Example OAF.CNPF.1 : $P_{-3}(x)=x^{-3} = \frac 1 {x^3}$.
Draw a mapping diagram and graph of $P_3$ yourself, or consider the GeoGebra figures and table below.
Martin Flashman, Nov. 1, 2013,
Created with GeoGebra
Notice how the points on the graph are paired with the points
on the mapping diagram.
Given a point / number, $x$, on the source line, there is a unique
arrow meeting the target line at the point / number,
$P_{-3}(x)=\frac 1 {x^3}$. which corresponds to the core function's
value for $x$.
Check the box in Geogebra to see more points and arrows
corresponding to data on the table.
The number $x = 0$ is not in the domain, so there is no
value on the target axis for the arrow from $x=0$ in the source axis
to hit.
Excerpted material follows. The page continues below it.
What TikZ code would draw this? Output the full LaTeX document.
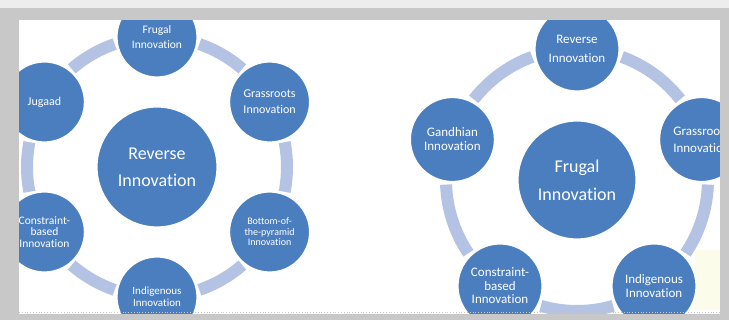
\documentclass[tikz,border=0pt]{standalone}
\usepackage{fontspec}
\setmainfont[Ligatures=NoCommon]{Carlito}
\usetikzlibrary{calc}
\definecolor{nodeblue}{HTML}{4A7EBF}
\definecolor{ringblue}{HTML}{B4C3E3}
\definecolor{framegray}{HTML}{C8C8C8}
\definecolor{framelight}{HTML}{EDEDED}
\definecolor{paleyellow}{HTML}{FCFCEA}
\begin{document}
\begin{tikzpicture}[x=1pt,y=1pt,
  disc/.style={circle, fill=nodeblue, draw=white, line width=1.2pt,
    minimum size=#1, inner sep=0pt, text=white, align=center},
  ringarc/.style={draw=ringblue, line width=12pt},
  fs/.style 2 args={font=\fontsize{#1}{#2}\selectfont}]
\useasboundingbox (0,0) rectangle (729,320);

\begin{scope}
\clip (19,6) rectangle (720,300);
\fill[paleyellow] (695,10) rectangle (720,70);

% ---------- left cycle: six satellites around Reverse Innovation ----------
\coordinate (C1) at (157,153);
\foreach \a in {90,30,-30,-90,-150,150}{
  \draw[ringarc] (C1) ++(\a-19:130) arc[start angle=\a-19, end angle=\a-41, radius=130];
}
\node[disc=120pt, fs={18}{27}] (lhub) at (C1) {Reverse\\Innovation};
\node[disc=80pt, fs={11.5}{15}] (lfru) at ($(C1)+(90:130)$) {Frugal\\Innovation};
\node[disc=80pt, fs={12}{16}] (lgra) at ($(C1)+(30:130)$) {Grassroots\\Innovation};
\node[disc=80pt, fs={10}{10.5}] (lbop) at ($(C1)+(-30:130)$) {Bottom-of-\\the-pyramid\\Innovation};
\node[disc=80pt, fs={11}{12}] (lind) at ($(C1)+(-90:130)$) {Indigenous\\Innovation};
\node[disc=80pt, fs={11.5}{11.5}] (lcon) at ($(C1)+(-150:130)$) {Constraint-\\based\\Innovation};
\node[disc=80pt, fs={12}{16}] (ljug) at ($(C1)+(150:130)$) {Jugaad};

% ---------- right cycle: five satellites around Frugal Innovation ----------
\coordinate (C2) at (577,140);
\foreach \a in {90,18,-54,-126,-198}{
  \draw[ringarc] (C2) ++(\a-20:131) arc[start angle=\a-20, end angle=\a-52, radius=131];
}
\node[disc=118pt, fs={18}{28}] (rhub) at (C2) {Frugal\\Innovation};
\node[disc=84pt, fs={13}{19}] (rrev) at ($(C2)+(90:131)$) {Reverse\\Innovation};
\node[disc=84pt, fs={13}{17}] (rgra) at ($(C2)+(18:131)$) {Grassroots\\Innovation};
\node[disc=84pt, fs={13}{13.5}] (rind) at ($(C2)+(-54:131)$) {Indigenous\\Innovation};
\node[disc=84pt, fs={13}{13.5}] (rcon) at ($(C2)+(-126:131)$) {Constraint-\\based\\Innovation};
\node[disc=84pt, fs={13}{14}] (rgan) at ($(C2)+(162:131)$) {Gandhian\\Innovation};
\end{scope}

% ---------- surrounding frame ----------
\fill[framelight] (0,312) rectangle (729,320);
\fill[framegray] (0,300) rectangle (729,312);
\fill[framegray] (0,0) rectangle (19,312);
\fill[framegray] (720,0) rectangle (729,312);
\fill[framegray] (0,0) rectangle (729,6);
\draw[framegray, dotted, line width=0.8pt] (19,8) -- (720,8);
\end{tikzpicture}
\end{document}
This visualizes the "Y-axis" as a pole on the graph of
$P_{-3}$.
When the value of $x$ is very large, the values of $f(x)$ are
very close to $0$ on the target axis. This visualizes that the
"X-axis" is a horizontal asymptote on the graph of $P_{-3}$.
The function is decreasing
for all $x \in (-\infty,0)$ and $(0,\infty)$.
The function has odd
symmetry.
You can check this by moving $x$ on the GeoGebra mapping diagram.